Hoe vaak ga je echt helemaal kapot?

Terwijl ik zit te schrijven, is mijn lijf nog moe van de inspanning. Gisteren was de '20 van Alphen' en deed ik voor de tweede keer mee aan de 10 km. Vorig jaar was ik tevreden met mijn tijd, exact 45 minuten. Voor de loop van 2011 had ik mijn doel gesteld op 44:30. De dag na de loop kon ik mijn tijd pas opzoeken omdat ik me niet had opgegeven voor de sms-service. Ideetje voor de volgende keer. Na het zien van de tijd stroomde een gevoel van trots door mijn vermoeide lijf. Bijna 3 minuten er vanaf afgesnoept: 42:06. En dat op mijn 43e! Maar ik ben wel helemaal tot het gaatje gegaan.

Mijn aangepaste training heeft kennelijk gewerkt en ik wil je graag vertellen hoe ik me de afgelopen vijf maanden heb voorbereid. Wat heb ik anders gedaan? Ik heb me gefocust op techniek, intensiteit en kracht. Mijn trainingsafstand en frequentie zijn hetzelfde als voorheen. Drie tot vier keer per week zo'n 10 km per training.
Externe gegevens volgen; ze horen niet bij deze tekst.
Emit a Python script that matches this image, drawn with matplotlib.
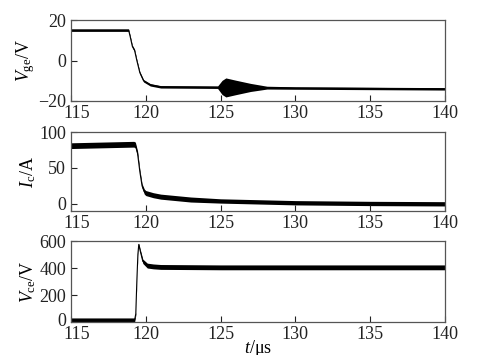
import matplotlib
matplotlib.use('Agg')
import matplotlib.pyplot as plt
import matplotlib.transforms as mtransforms
import numpy as np
from matplotlib import rcParams

# Times-like serif font
rcParams['font.family'] = ['Liberation Serif', 'DejaVu Serif']
rcParams['mathtext.fontset'] = 'custom'
rcParams['mathtext.rm'] = 'Liberation Serif'
rcParams['mathtext.it'] = 'Liberation Serif:italic'
rcParams['font.size'] = 11

# Gate voltage V_ge (center of trace and half-width of the noise/ringing band)
t_vge = [115, 118.85, 118.95, 119.1, 119.25, 119.4, 119.6, 119.85, 120.3, 121.0,
         124.8, 125.1, 125.35, 126.0, 127.0, 128.1, 130.0, 140.0]
vge_mid = [15, 15, 12, 7, 5, 0, -6, -10, -12, -13,
           -13.2, -13.3, -13.3, -13.3, -13.3, -13.4, -13.6, -14.0]
vge_hw = [0.6, 0.6, 0.6, 0.6, 0.6, 0.6, 0.6, 0.6, 0.6, 0.6,
          0.6, 3.5, 4.7, 3.6, 2.0, 0.7, 0.6, 0.6]

# Collector current I_c
t_ic = [115, 119.2, 119.3, 119.45, 119.6, 119.75, 119.9, 120.0, 120.5, 121, 122, 123,
        125, 127, 130, 135, 140]
ic_mid = [81, 83, 82, 70, 45, 25, 17, 15, 12, 10, 8, 6, 4, 3, 1.5, 0.5, 0]
ic_hw = [4, 4, 4, 3.5, 3, 3, 3.5, 3.5, 3.5, 3.5, 3.5, 3.5, 3, 3, 3, 3, 3]

# Collector-emitter voltage V_ce
t_vce = [115, 119.25, 119.33, 119.4, 119.47, 119.53, 119.62, 119.8, 120.1, 120.5, 121,
         125, 130, 140]
vce_mid = [14, 14, 60, 300, 500, 575, 530, 450, 418, 412, 408, 405, 405, 405]
vce_hw = [16, 16, 10, 10, 10, 10, 12, 16, 18, 18, 18, 18, 18, 18]

x_ticks = [115, 120, 125, 130, 135, 140]

panels = [
    (t_vge, vge_mid, vge_hw, (-20, 20), [-20, 0, 20], r'$V_{\rm ge}$/V',
     [0.1452, 0.7155, 0.7648, 0.228]),
    (t_ic, ic_mid, ic_hw, (-10, 100), [0, 50, 100], r'$I_{\rm c}$/A',
     [0.1452, 0.4056, 0.7648, 0.2225]),
    (t_vce, vce_mid, vce_hw, (0, 600), [0, 200, 400, 600], r'$V_{\rm ce}$/V',
     [0.1452, 0.0930, 0.7648, 0.228]),
]

fig = plt.figure(figsize=(4.89, 3.55), dpi=100)
shift_x = mtransforms.ScaledTranslation(6 / 100, 0, fig.dpi_scale_trans)
shift_y = mtransforms.ScaledTranslation(0, 2 / 100, fig.dpi_scale_trans)

axes = []
for t, mid, hw, ylim, yticks, ylabel, pos in panels:
    ax = fig.add_axes(pos)
    t = np.array(t)
    mid = np.array(mid)
    hw = np.array(hw)
    ax.fill_between(t, mid - hw, mid + hw, color='black', linewidth=0)
    ax.plot(t, mid, color='black', linewidth=0.8)
    ax.set_xlim(115, 140)
    ax.set_ylim(*ylim)
    ax.set_xticks(x_ticks)
    ax.set_yticks(yticks)
    ax.tick_params(direction='in', length=4, width=0.8, labelsize=13,
                   colors='#222222')
    ax.tick_params(axis='x', pad=3)
    ax.tick_params(axis='y', pad=3.5)
    for sp in ax.spines.values():
        sp.set_color('#555555')
        sp.set_linewidth(0.9)
    ax.set_ylabel(ylabel, fontsize=13, labelpad=1)
    # first x label sits a little right of its tick, as in the original
    first = ax.get_xticklabels()[0]
    first.set_transform(first.get_transform() + shift_x)
    axes.append(ax)

# bottom "0" of the last panel sits slightly above the axis line
low = axes[-1].get_yticklabels()[0]
low.set_transform(low.get_transform() + shift_y)

axes[-1].set_xlabel(r'$t$/μs', fontsize=13, labelpad=-4)

fig.savefig('out.png', dpi=100)
plt.close(fig)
Tijdens de editie van 2011 zeulde ik ook nog eens 5 kilo minder mee. Dat scheelt natuurlijk ook. Ik wil wel meteen opmerken dat ik het grootste gewichtsverlies te danken heb aan een ander eetpatroon en niet door het hardlopen. In een volgend blog ga ik hier dieper op in.

Techniek
In mijn artikel 'hoe efficiënt loop jij?' vertel ik hoe jij je zuurstofverbruik kunt halveren. Hardlopen is namelijk een duursport en is het belangrijk om zorgvuldig met je zuurstof om te gaan. Iedere beweging kost zuurstof en dus energie. Door je looptechniek te veranderen, kun je gebruik gaan maken van landingsenergie. Wil je leren hoe je gebruik kan maken van deze zogenaamde reactiviteit, lees dan mijn artikel 'hoe efficiënt loop jij?'

Intensiteit
In rust heb je een andere hartslag dan tijdens een 100 meter sprint. Voordat ik met een andere manier van trainen startte, rende ik week in week uit in gemiddeld hetzelfde tempo mijn rondjes. Mijn hartslag bleef tijdens de training vrijwel gelijk. Wil je progressie maken dan zul je moeten variëren in intensiteit. Dus trainen in verschillende hartslag zones. Hoe doe je dat? Door af en toe een sprintje te trekken tijdens je rondje. Ik versnel eerst een paar honderd meter en ga dan 100 meter in volle sprint. Daarna loop ik uit op een snelheid die onder mijn normale tempo ligt. Als mijn hartslag gezakt is, ga ik weer mijn normale tempo lopen. Tijdens mijn 10 km trainingsronde trek ik zo'n 6 à 7 van zulke sprintjes. Oefen tijdens een sprint eens met reactiviteit en ervaar het verschil.

Kracht
Tijdens het hardlopen is het zaak dat je een krachtige en snelle schaarbeweging kunt maken. Om daar goed in te worden, zul je die moeten trainen. Een hele belangrijke spier die deze beweging mogelijk maakt is de bilspier. Mooi, zul je denken. Als ik die train dan krijg ik strakke billen. Klopt! De bilspieren zorgen ervoor dat je been een krachtige beweging naar achteren kan maken. Er zijn verschillende oefeningen om je bilspieren te trainen: heupbrug met gewicht, op de glute machine, maken van deadlifts.
De deadlift
Ik train één tot twee keer per week de deadlift, dé oefening bij uitstek geschikt voor hardlopers omdat je naast je billen ook je hamstrings traint. Dumbbells, een halter of een apparaat zijn allemaal prima. Ervaar wat je zelf prettig vindt. Kies een gewicht waarbij je de oefening 8 tot 12 keer perfect kunt uitvoeren. Eén set per keer is voldoende.

Voor de volgende '20 van Alphen' (4 maart 2012) heb ik een mooie doelstelling: onder de 41 minuten. Aangezien ik pas 5 maanden train op techniek, intensiteit en kracht valt daar nog wel wat aan te sleutelen. Het motiveert me om een nog snellere tijd neer te zetten aangezien er in mijn categorie nog geen vijfentwintig lopers voor me finishten.